* **Problem to solve**:
Note each line of the listing that contains the string "draw", and copy it.

* **Information shown**:
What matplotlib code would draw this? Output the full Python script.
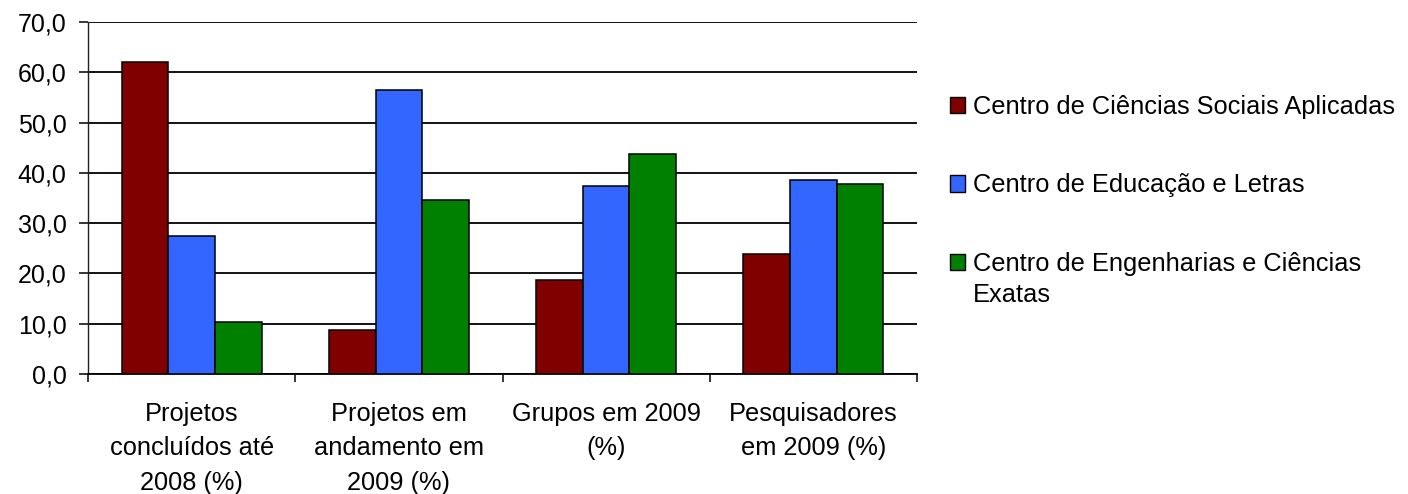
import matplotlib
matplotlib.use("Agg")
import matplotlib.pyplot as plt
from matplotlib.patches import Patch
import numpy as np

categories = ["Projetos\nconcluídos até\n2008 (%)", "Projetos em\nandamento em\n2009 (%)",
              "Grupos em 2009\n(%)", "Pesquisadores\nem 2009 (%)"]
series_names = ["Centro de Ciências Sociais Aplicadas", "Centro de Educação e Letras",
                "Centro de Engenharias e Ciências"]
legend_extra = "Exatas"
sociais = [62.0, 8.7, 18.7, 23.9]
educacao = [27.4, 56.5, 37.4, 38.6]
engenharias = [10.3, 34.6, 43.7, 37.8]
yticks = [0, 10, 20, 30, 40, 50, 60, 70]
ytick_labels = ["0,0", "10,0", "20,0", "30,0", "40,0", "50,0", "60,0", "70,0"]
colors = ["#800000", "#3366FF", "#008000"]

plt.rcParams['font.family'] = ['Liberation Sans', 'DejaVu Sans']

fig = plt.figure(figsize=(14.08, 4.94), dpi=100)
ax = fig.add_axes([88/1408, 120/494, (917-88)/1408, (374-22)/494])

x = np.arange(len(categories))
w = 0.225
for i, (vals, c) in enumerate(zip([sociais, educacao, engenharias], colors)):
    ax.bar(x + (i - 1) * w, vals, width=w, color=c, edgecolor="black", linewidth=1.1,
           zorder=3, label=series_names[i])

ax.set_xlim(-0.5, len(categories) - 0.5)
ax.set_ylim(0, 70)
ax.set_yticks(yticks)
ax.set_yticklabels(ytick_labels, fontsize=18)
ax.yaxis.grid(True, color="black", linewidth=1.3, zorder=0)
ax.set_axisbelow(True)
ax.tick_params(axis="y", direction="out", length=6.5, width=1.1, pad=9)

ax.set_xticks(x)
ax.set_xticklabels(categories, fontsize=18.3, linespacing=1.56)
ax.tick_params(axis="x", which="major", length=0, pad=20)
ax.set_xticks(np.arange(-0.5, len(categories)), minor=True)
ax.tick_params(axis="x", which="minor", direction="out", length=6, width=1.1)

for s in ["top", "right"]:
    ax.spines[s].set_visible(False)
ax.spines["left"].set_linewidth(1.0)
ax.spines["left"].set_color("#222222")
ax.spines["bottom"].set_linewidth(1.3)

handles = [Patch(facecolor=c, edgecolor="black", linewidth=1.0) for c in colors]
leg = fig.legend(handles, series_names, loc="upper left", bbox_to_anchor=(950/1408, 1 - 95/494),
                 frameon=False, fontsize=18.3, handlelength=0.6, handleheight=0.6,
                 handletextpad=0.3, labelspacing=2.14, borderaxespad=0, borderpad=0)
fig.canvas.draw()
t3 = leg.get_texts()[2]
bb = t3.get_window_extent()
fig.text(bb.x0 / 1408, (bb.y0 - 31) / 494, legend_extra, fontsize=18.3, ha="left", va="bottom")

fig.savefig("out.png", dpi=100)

* **Task result**:
What matplotlib code would draw this? Output the full Python script.
fig.canvas.draw()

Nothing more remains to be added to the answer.